__What you will do__. Leave out the pictures and repeat everything else in the records exactly.

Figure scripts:
=-=-=
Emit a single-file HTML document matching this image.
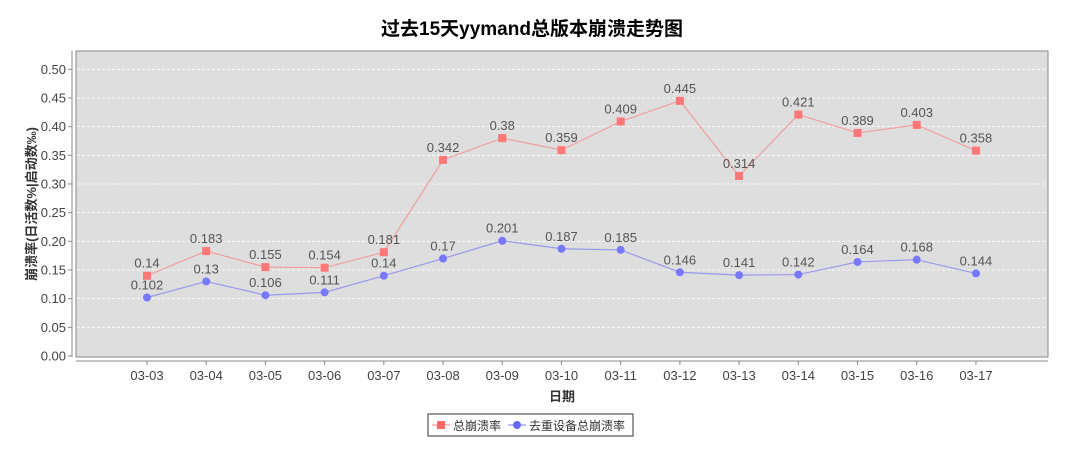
<!DOCTYPE html>
<html><head><meta charset="utf-8"><style>
body{margin:0;background:#fff;}
svg text{font-family:"Liberation Sans","Noto Sans CJK SC",sans-serif;}
</style></head><body>
<svg id="c" width="1065" height="453" xmlns="http://www.w3.org/2000/svg">
<text x="532" y="35" text-anchor="middle" font-size="19" font-weight="bold" fill="#000">过去15天yymand总版本崩溃走势图</text>
<rect x="76" y="51" width="972" height="306" fill="#dedede" stroke="#888" stroke-width="1"/>
<g id="grid"></g>
<line x1="72" y1="51" x2="72" y2="357" stroke="#888"/>
<line x1="76" y1="361" x2="1048" y2="361" stroke="#888"/>
<g id="yt"></g><g id="xt"></g>
<text transform="translate(36,204) rotate(-90)" text-anchor="middle" font-size="13" font-weight="bold" fill="#333">崩溃率(日活数%|启动数‰)</text>
<text x="562" y="401" text-anchor="middle" font-size="13" font-weight="bold" fill="#333">日期</text>
<g id="series"></g>
<g>
<rect x="428" y="414" width="205" height="22" fill="#fff" stroke="#333"/>
<g>
<line x1="432" y1="425" x2="450" y2="425" stroke="#f08080"/><rect x="437" y="421" width="8" height="8" fill="#f66"/>
<text x="453" y="430" font-size="12" fill="#333">总崩溃率</text></g>
<g>
<line x1="508" y1="425" x2="526" y2="425" stroke="#77f"/><circle cx="517" cy="425" r="4" fill="#66f"/>
<text x="529" y="430" font-size="12" fill="#333">去重设备总崩溃率</text></g>
</g>
</svg>
<script>
const categories=["03-03","03-04","03-05","03-06","03-07","03-08","03-09","03-10","03-11","03-12","03-13","03-14","03-15","03-16","03-17"];
const totalRate=[0.14,0.183,0.155,0.154,0.181,0.342,0.38,0.359,0.409,0.445,0.314,0.421,0.389,0.403,0.358];
const dedupRate=[0.102,0.13,0.106,0.111,0.14,0.17,0.201,0.187,0.185,0.146,0.141,0.142,0.164,0.168,0.144];
const yTicks=[0,0.05,0.1,0.15,0.2,0.25,0.3,0.35,0.4,0.45,0.5];
const NS="http://www.w3.org/2000/svg";
const y=v=>356-v*573.4;
const x=i=>147+i*59.21;
function mk(t,a,p){const e=document.createElementNS(NS,t);for(const k in a)e.setAttribute(k,a[k]);p.appendChild(e);return e;}
const grid=document.getElementById('grid'),yt=document.getElementById('yt'),xt=document.getElementById('xt'),ser=document.getElementById('series');
yTicks.forEach(v=>{
 if(v>0){const g=mk('line',{x1:77,x2:1047,y1:y(v),y2:y(v),stroke:'#fff','stroke-dasharray':'3,2','stroke-width':0.8},grid);
 
 }
 mk('line',{x1:68,x2:72,y1:y(v),y2:y(v),stroke:'#888'},yt);
 const t=mk('text',{x:66,y:y(v)+4.5,'text-anchor':'end','font-size':13,fill:'#444'},yt);t.textContent=v.toFixed(2);
 
 
});
categories.forEach((c,i)=>{
 mk('line',{x1:x(i),x2:x(i),y1:361,y2:365,stroke:'#888'},xt);
 const t=mk('text',{x:x(i),y:380,'text-anchor':'middle','font-size':13,fill:'#444'},xt);t.textContent=c;
 
 
});
function draw(vals,color,line,shape,name){
 const pl=mk('polyline',{points:vals.map((v,i)=>x(i)+','+y(v)).join(' '),fill:'none',stroke:line,'stroke-width':1.2},ser);
 
 
 vals.forEach((v,i)=>{
  let m;
  if(shape==='sq')m=mk('rect',{x:x(i)-4,y:y(v)-4,width:8,height:8,fill:color},ser);
  else m=mk('circle',{cx:x(i),cy:y(v),r:4,fill:color},ser);
  
  
  const t=mk('text',{x:x(i),y:y(v)-8,'text-anchor':'middle','font-size':13,fill:'#555'},ser);t.textContent=String(v);
  
  
 });
}
draw(totalRate,'#f77','#f0a0a0','sq','total-crash-rate');
draw(dedupRate,'#77f','#9999ee','ci','dedup-crash-rate');
</script>
</body></html>
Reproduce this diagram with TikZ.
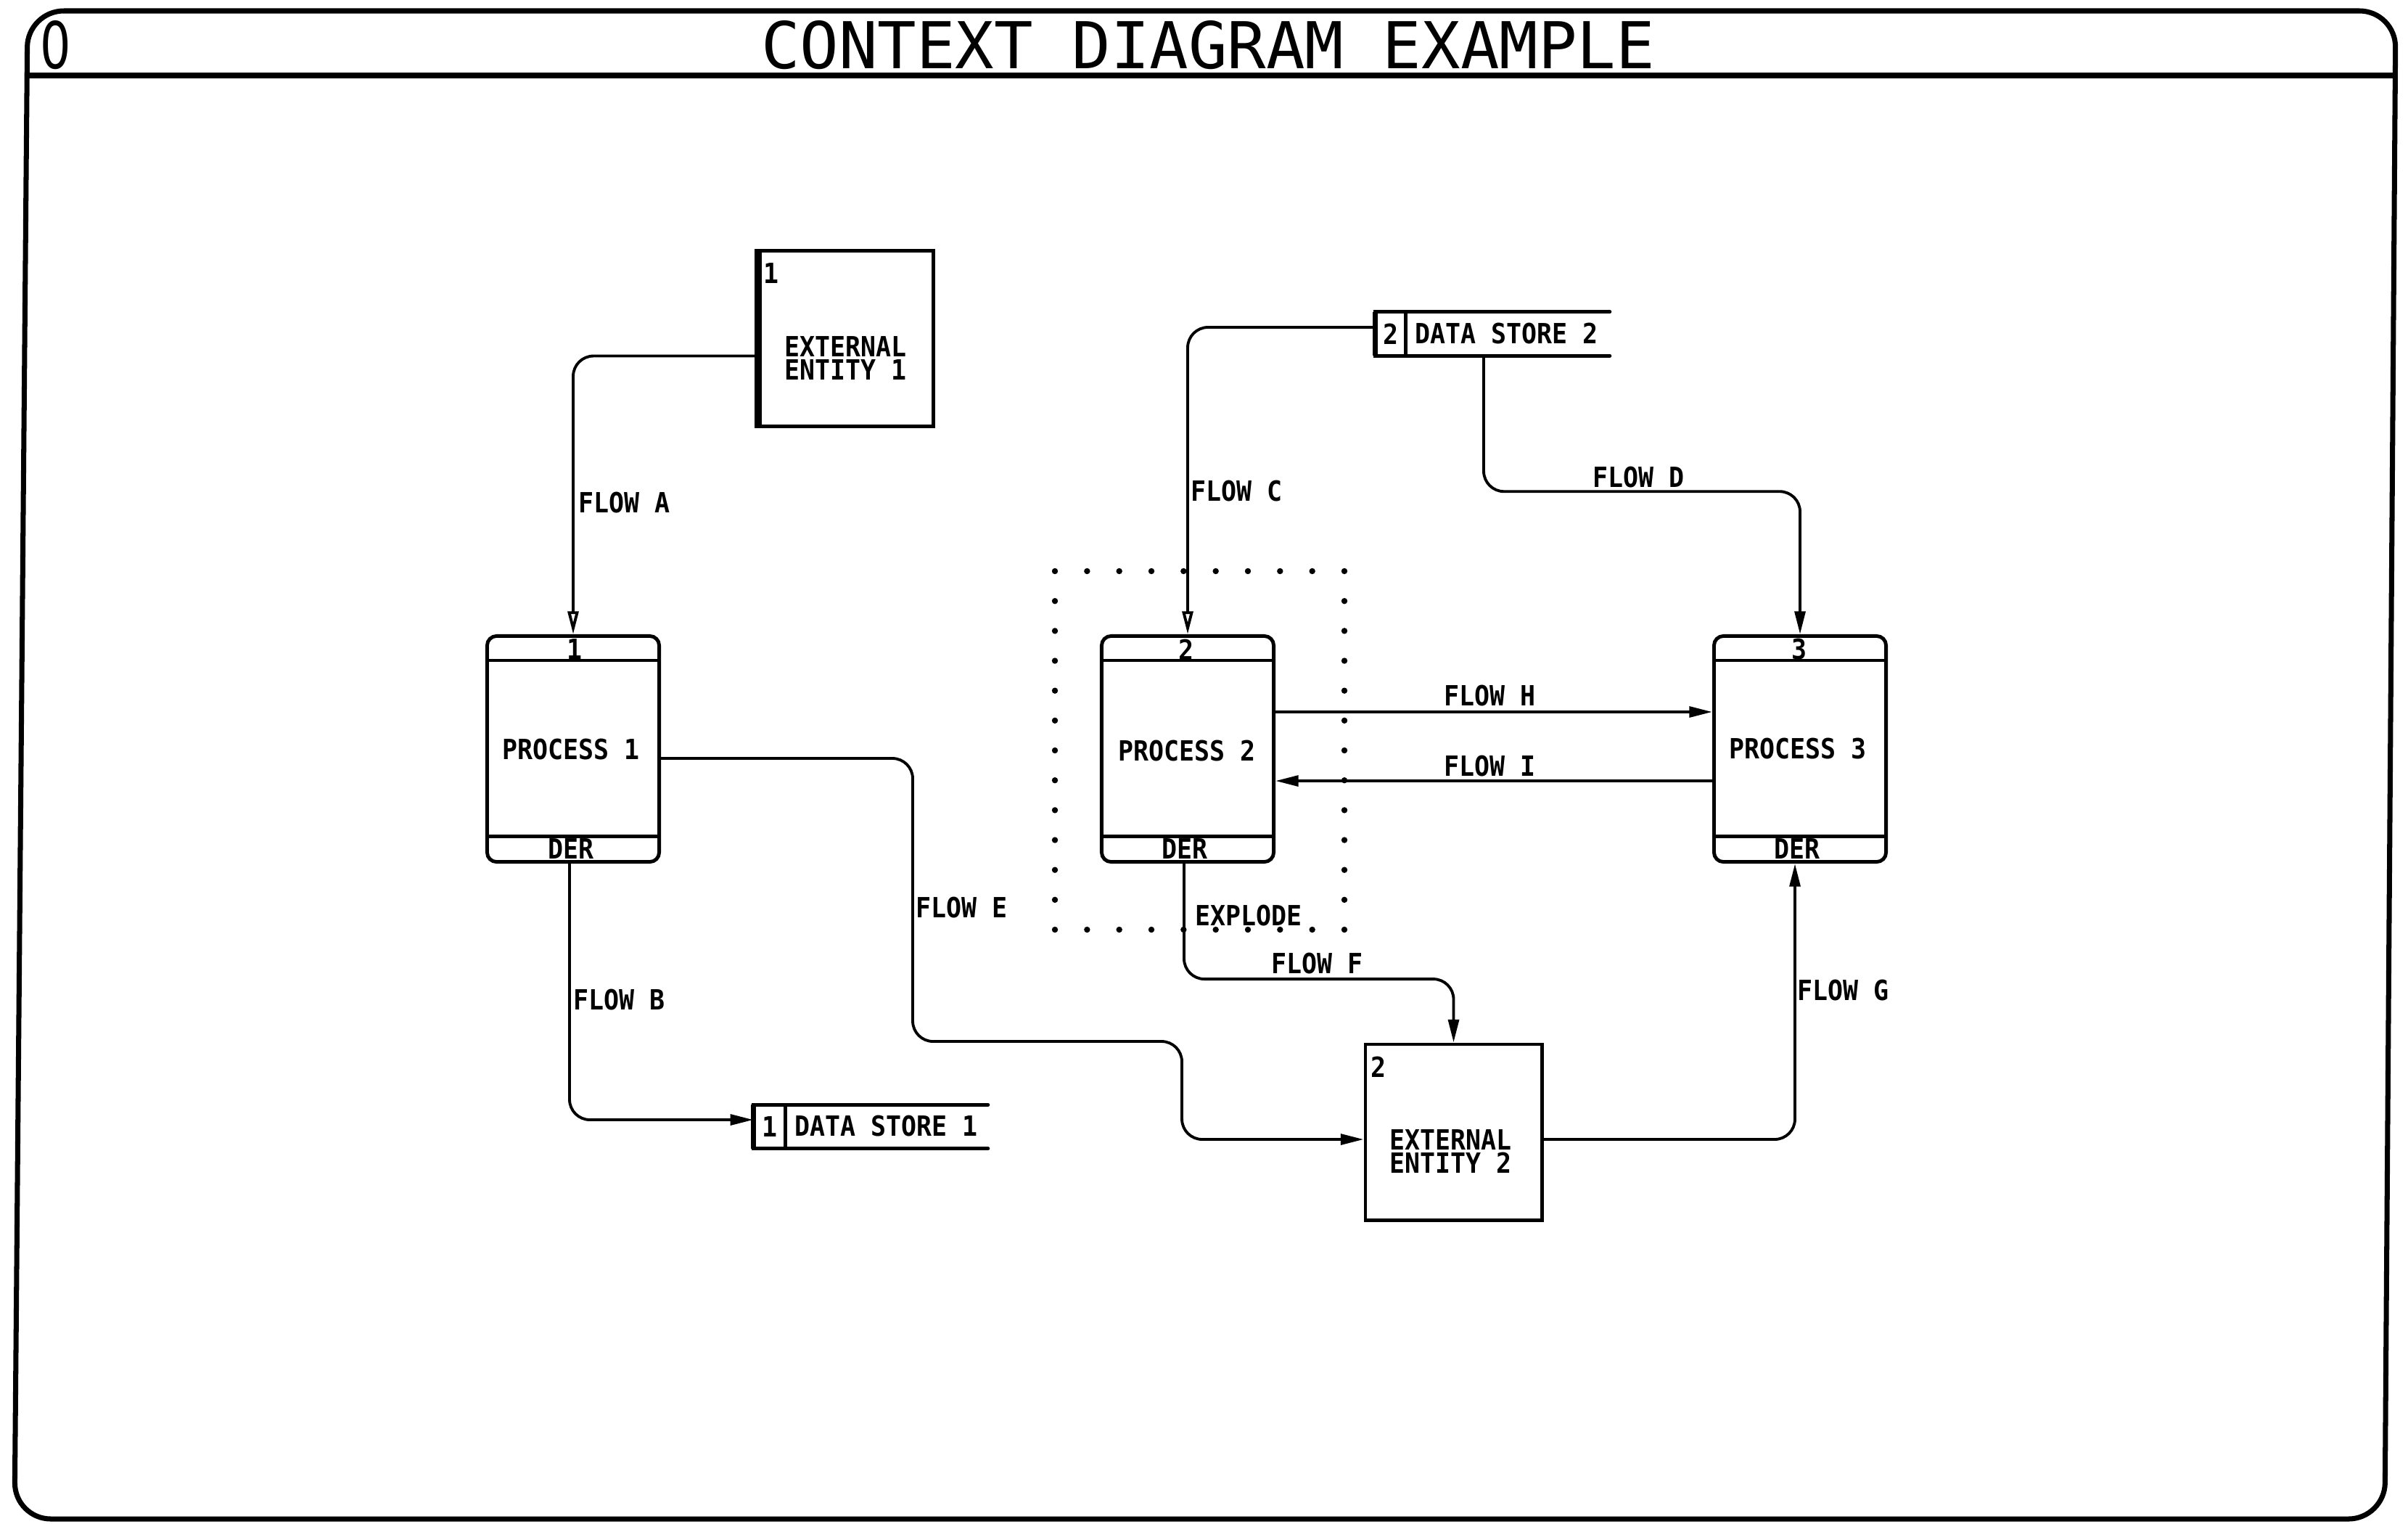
=-=-=
__Output below__.
Emit a single-file HTML document matching this image.
<!DOCTYPE html>
<html><head><meta charset="utf-8"><style>
body{margin:0;background:#fff;}
svg text{font-family:"Liberation Sans","Noto Sans CJK SC",sans-serif;}
</style></head><body>
<svg id="c" width="1065" height="453" xmlns="http://www.w3.org/2000/svg">
<text x="532" y="35" text-anchor="middle" font-size="19" font-weight="bold" fill="#000">过去15天yymand总版本崩溃走势图</text>
<rect x="76" y="51" width="972" height="306" fill="#dedede" stroke="#888" stroke-width="1"/>
<g id="grid"></g>
<line x1="72" y1="51" x2="72" y2="357" stroke="#888"/>
<line x1="76" y1="361" x2="1048" y2="361" stroke="#888"/>
<g id="yt"></g><g id="xt"></g>
<text transform="translate(36,204) rotate(-90)" text-anchor="middle" font-size="13" font-weight="bold" fill="#333">崩溃率(日活数%|启动数‰)</text>
<text x="562" y="401" text-anchor="middle" font-size="13" font-weight="bold" fill="#333">日期</text>
<g id="series"></g>
<g>
<rect x="428" y="414" width="205" height="22" fill="#fff" stroke="#333"/>
<g>
<line x1="432" y1="425" x2="450" y2="425" stroke="#f08080"/><rect x="437" y="421" width="8" height="8" fill="#f66"/>
<text x="453" y="430" font-size="12" fill="#333">总崩溃率</text></g>
<g>
<line x1="508" y1="425" x2="526" y2="425" stroke="#77f"/><circle cx="517" cy="425" r="4" fill="#66f"/>
<text x="529" y="430" font-size="12" fill="#333">去重设备总崩溃率</text></g>
</g>
</svg>
<script>
const categories=["03-03","03-04","03-05","03-06","03-07","03-08","03-09","03-10","03-11","03-12","03-13","03-14","03-15","03-16","03-17"];
const totalRate=[0.14,0.183,0.155,0.154,0.181,0.342,0.38,0.359,0.409,0.445,0.314,0.421,0.389,0.403,0.358];
const dedupRate=[0.102,0.13,0.106,0.111,0.14,0.17,0.201,0.187,0.185,0.146,0.141,0.142,0.164,0.168,0.144];
const yTicks=[0,0.05,0.1,0.15,0.2,0.25,0.3,0.35,0.4,0.45,0.5];
const NS="http://www.w3.org/2000/svg";
const y=v=>356-v*573.4;
const x=i=>147+i*59.21;
function mk(t,a,p){const e=document.createElementNS(NS,t);for(const k in a)e.setAttribute(k,a[k]);p.appendChild(e);return e;}
const grid=document.getElementById('grid'),yt=document.getElementById('yt'),xt=document.getElementById('xt'),ser=document.getElementById('series');
yTicks.forEach(v=>{
 if(v>0){const g=mk('line',{x1:77,x2:1047,y1:y(v),y2:y(v),stroke:'#fff','stroke-dasharray':'3,2','stroke-width':0.8},grid);
 
 }
 mk('line',{x1:68,x2:72,y1:y(v),y2:y(v),stroke:'#888'},yt);
 const t=mk('text',{x:66,y:y(v)+4.5,'text-anchor':'end','font-size':13,fill:'#444'},yt);t.textContent=v.toFixed(2);
 
 
});
categories.forEach((c,i)=>{
 mk('line',{x1:x(i),x2:x(i),y1:361,y2:365,stroke:'#888'},xt);
 const t=mk('text',{x:x(i),y:380,'text-anchor':'middle','font-size':13,fill:'#444'},xt);t.textContent=c;
 
 
});
function draw(vals,color,line,shape,name){
 const pl=mk('polyline',{points:vals.map((v,i)=>x(i)+','+y(v)).join(' '),fill:'none',stroke:line,'stroke-width':1.2},ser);
 
 
 vals.forEach((v,i)=>{
  let m;
  if(shape==='sq')m=mk('rect',{x:x(i)-4,y:y(v)-4,width:8,height:8,fill:color},ser);
  else m=mk('circle',{cx:x(i),cy:y(v),r:4,fill:color},ser);
  
  
  const t=mk('text',{x:x(i),y:y(v)-8,'text-anchor':'middle','font-size':13,fill:'#555'},ser);t.textContent=String(v);
  
  
 });
}
draw(totalRate,'#f77','#f0a0a0','sq','total-crash-rate');
draw(dedupRate,'#77f','#9999ee','ci','dedup-crash-rate');
</script>
</body></html>
Reproduce this diagram with TikZ.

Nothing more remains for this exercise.